Le porno est loin d'être parfait. Les abolitionnistes - tant les féministes radicales que les religieux conservateurs - en critiquent l'accessibilité, l'agressivité et l'anonymat. De nombreux hommes qui infligent des violences aux femmes au lit s'inspirent de la violence présentée dans la pornographie mainstream.
Alors que le débat fait rage sur les façons de rendre le porno plus éthique, nous devons aussi nous demander dans quelle mesure nous voulons adopter un comportement éthique.

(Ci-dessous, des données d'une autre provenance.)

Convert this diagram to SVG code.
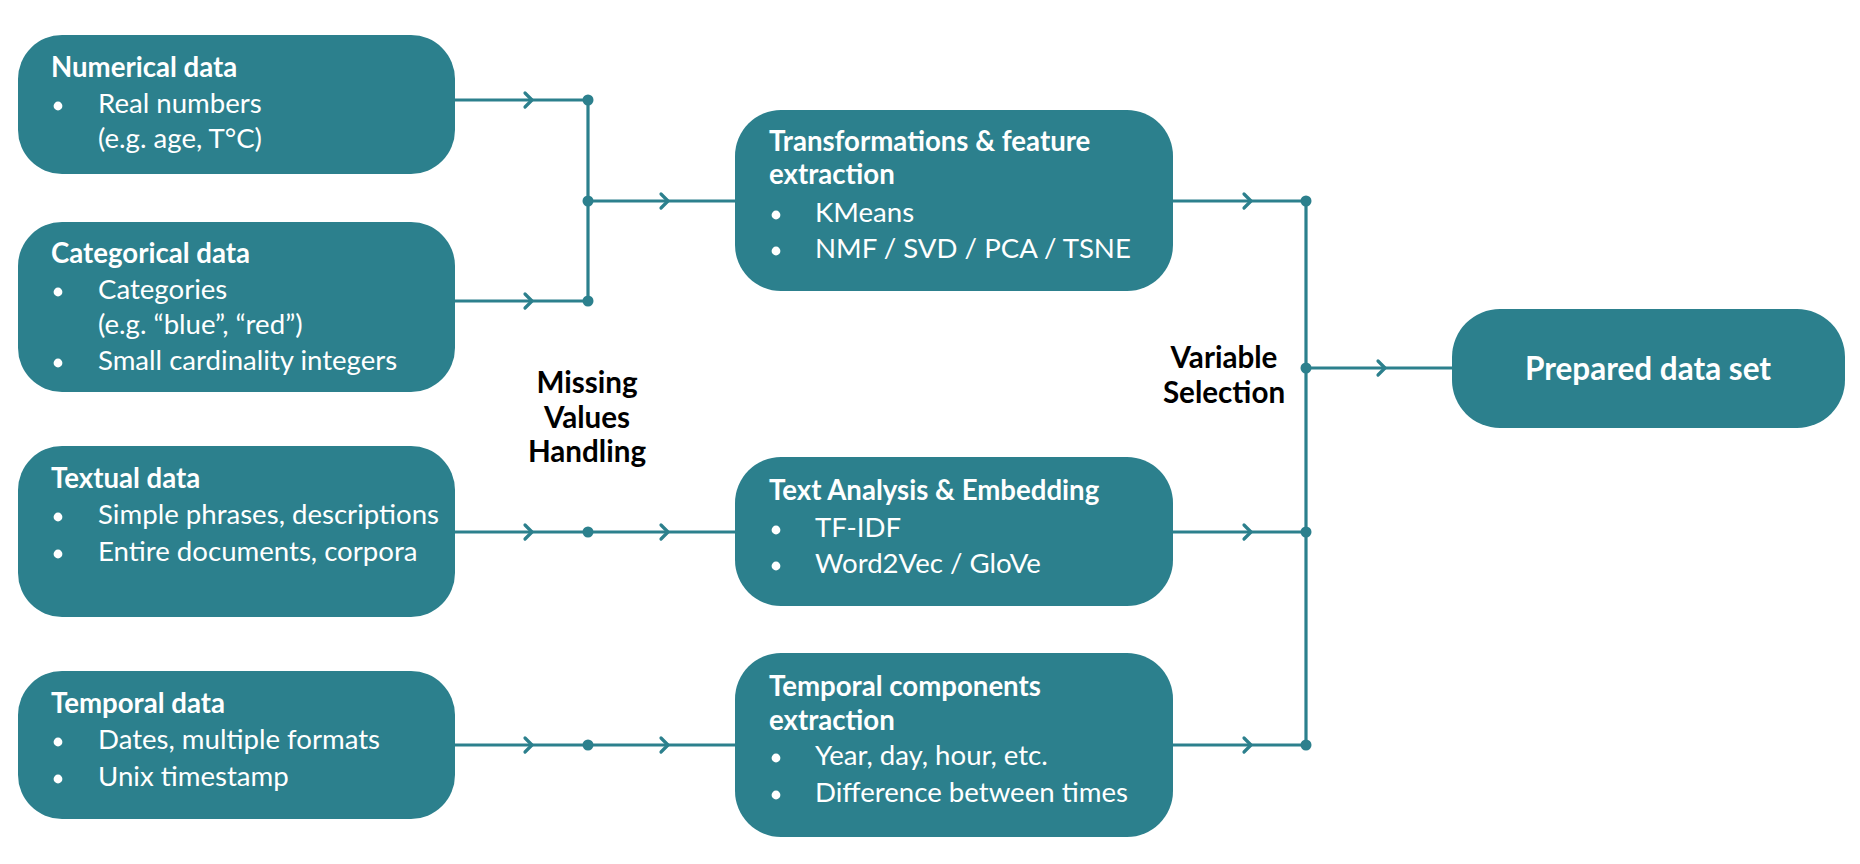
<svg xmlns="http://www.w3.org/2000/svg" xmlns:xlink="http://www.w3.org/1999/xlink" width="1860" height="864" viewBox="0 0 1860 864">
<style>
.box{fill:#2c808d}
.t{font-family:Lato,"Open Sans","Liberation Sans",sans-serif;fill:#ffffff;font-size:27.6px}
.b{font-weight:bold}
.lbl{font-family:Lato,"Open Sans","Liberation Sans",sans-serif;fill:#000000;font-size:29.6px;font-weight:bold;text-anchor:middle}
.ln{stroke:#2c808d;stroke-width:3.2;fill:none}
.dot{fill:#2c808d}
.bul{fill:#ffffff}
</style>
<defs>
<path id="chev" d="M-7,-7 L0,0 L-7,7" stroke="#2c808d" stroke-width="3.2" fill="none" stroke-linecap="round" stroke-linejoin="round"/>
</defs>
<rect width="1860" height="864" fill="#ffffff"/>

<g id="connectors">
  <path class="ln" d="M455,100 H588 M455,301 H588 M588,100 V301 M588,201 H735"/>
  <path class="ln" d="M455,532 H735 M455,745 H735"/>
  <path class="ln" d="M1173,201 H1306 M1173,532 H1306 M1173,745 H1306 M1306,201 V745 M1306,368 H1452"/>
  <use xlink:href="#chev" x="532" y="100"/>
  <use xlink:href="#chev" x="532" y="301"/>
  <use xlink:href="#chev" x="668" y="201"/>
  <use xlink:href="#chev" x="532" y="532"/>
  <use xlink:href="#chev" x="668" y="532"/>
  <use xlink:href="#chev" x="532" y="745"/>
  <use xlink:href="#chev" x="668" y="745"/>
  <use xlink:href="#chev" x="1251" y="201"/>
  <use xlink:href="#chev" x="1251" y="532"/>
  <use xlink:href="#chev" x="1251" y="745"/>
  <use xlink:href="#chev" x="1385" y="368"/>
  <circle class="dot" cx="588" cy="100" r="5.5"/>
  <circle class="dot" cx="588" cy="201" r="5.5"/>
  <circle class="dot" cx="588" cy="301" r="5.5"/>
  <circle class="dot" cx="588" cy="532" r="5.5"/>
  <circle class="dot" cx="588" cy="745" r="5.5"/>
  <circle class="dot" cx="1306" cy="201" r="5.5"/>
  <circle class="dot" cx="1306" cy="368" r="5.5"/>
  <circle class="dot" cx="1306" cy="532" r="5.5"/>
  <circle class="dot" cx="1306" cy="745" r="5.5"/>
</g>

<g id="numerical">
  <rect class="box" x="18" y="35" width="437" height="139" rx="44" ry="44"/>
  <text class="t b" x="51" y="77">Numerical data</text>
  <circle class="bul" cx="58" cy="106" r="4.4"/>
  <text class="t" x="98" y="113">Real numbers</text>
  <text class="t" x="98" y="148">(e.g. age, T°C)</text>
</g>

<g id="categorical">
  <rect class="box" x="18" y="222" width="437" height="170" rx="44" ry="44"/>
  <text class="t b" x="51" y="263">Categorical data</text>
  <circle class="bul" cx="58" cy="292" r="4.4"/>
  <text class="t" x="98" y="299">Categories</text>
  <text class="t" x="98" y="334">(e.g. “blue”, “red”)</text>
  <circle class="bul" cx="58" cy="363" r="4.4"/>
  <text class="t" x="98" y="370">Small cardinality integers</text>
</g>

<g id="textual">
  <rect class="box" x="18" y="446" width="437" height="171" rx="44" ry="44"/>
  <text class="t b" x="51" y="488">Textual data</text>
  <circle class="bul" cx="58" cy="517" r="4.4"/>
  <text class="t" x="98" y="524">Simple phrases, descriptions</text>
  <circle class="bul" cx="58" cy="554" r="4.4"/>
  <text class="t" x="98" y="561">Entire documents, corpora</text>
</g>

<g id="temporal">
  <rect class="box" x="18" y="671" width="437" height="148" rx="44" ry="44"/>
  <text class="t b" x="51" y="713">Temporal data</text>
  <circle class="bul" cx="58" cy="742" r="4.4"/>
  <text class="t" x="98" y="749">Dates, multiple formats</text>
  <circle class="bul" cx="58" cy="779" r="4.4"/>
  <text class="t" x="98" y="786">Unix timestamp</text>
</g>

<g id="missing-label">
  <text class="lbl" x="587" y="393">Missing</text>
  <text class="lbl" x="587" y="428">Values</text>
  <text class="lbl" x="587" y="462">Handling</text>
</g>

<g id="transformations">
  <rect class="box" x="735" y="110" width="438" height="181" rx="46" ry="46"/>
  <text class="t b" x="769" y="151">Transformations &amp; feature</text>
  <text class="t b" x="769" y="184">extraction</text>
  <circle class="bul" cx="776" cy="215" r="4.4"/>
  <text class="t" x="815" y="222">KMeans</text>
  <circle class="bul" cx="776" cy="251" r="4.4"/>
  <text class="t" x="815" y="258">NMF / SVD / PCA / TSNE</text>
</g>

<g id="text-analysis">
  <rect class="box" x="735" y="457" width="438" height="149" rx="46" ry="46"/>
  <text class="t b" x="769" y="500">Text Analysis &amp; Embedding</text>
  <circle class="bul" cx="776" cy="530" r="4.4"/>
  <text class="t" x="815" y="537">TF-IDF</text>
  <circle class="bul" cx="776" cy="566" r="4.4"/>
  <text class="t" x="815" y="573">Word2Vec / GloVe</text>
</g>

<g id="temporal-components">
  <rect class="box" x="735" y="653" width="438" height="184" rx="46" ry="46"/>
  <text class="t b" x="769" y="696">Temporal components</text>
  <text class="t b" x="769" y="730">extraction</text>
  <circle class="bul" cx="776" cy="758" r="4.4"/>
  <text class="t" x="815" y="765">Year, day, hour, etc.</text>
  <circle class="bul" cx="776" cy="795" r="4.4"/>
  <text class="t" x="815" y="802">Difference between times</text>
</g>

<g id="variable-label">
  <text class="lbl" x="1224" y="368">Variable</text>
  <text class="lbl" x="1224" y="403">Selection</text>
</g>

<g id="prepared">
  <rect class="box" x="1452" y="309" width="393" height="119" rx="48" ry="48"/>
  <text class="t b" x="1648" y="380" text-anchor="middle" style="font-size:31.5px">Prepared data set</text>
</g>
</svg>
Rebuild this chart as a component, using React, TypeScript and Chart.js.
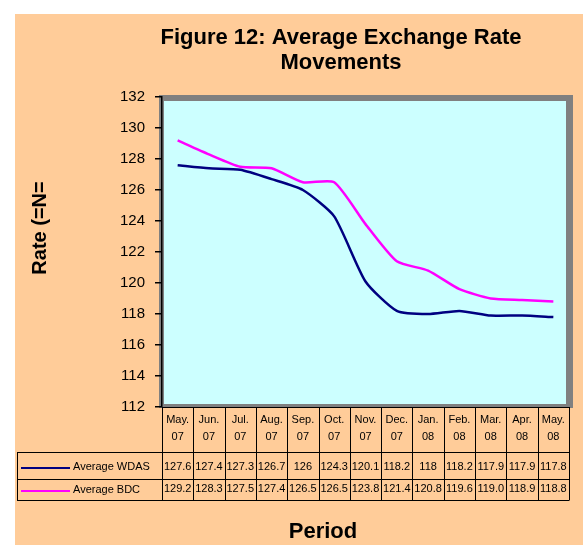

Est-il vraiment bon pour nous de consommer quelque chose qui nous fait nous sentir mal ? Pouvons-nous déterminer ce que nous attendons du sexe sans recourir au porno ? Charlene dit que de bien comprendre cette industrie nous aide à comprendre non seulement ce que le porno que nous regardons peut signifier pour notre vie, mais aussi comment notre vie réelle joue dans ce que nous voulons regarder et à quelle fréquence. Nous devons, conclut-elle, avoir conscience de ce que nous regardons. "Si vous constatez que vous regardez beaucoup de porno et que vous ne le faisiez pas avant, il convient d'explorer ce que vous faisiez avant et comment vous êtes arrivé là où vous êtes aujourd'hui".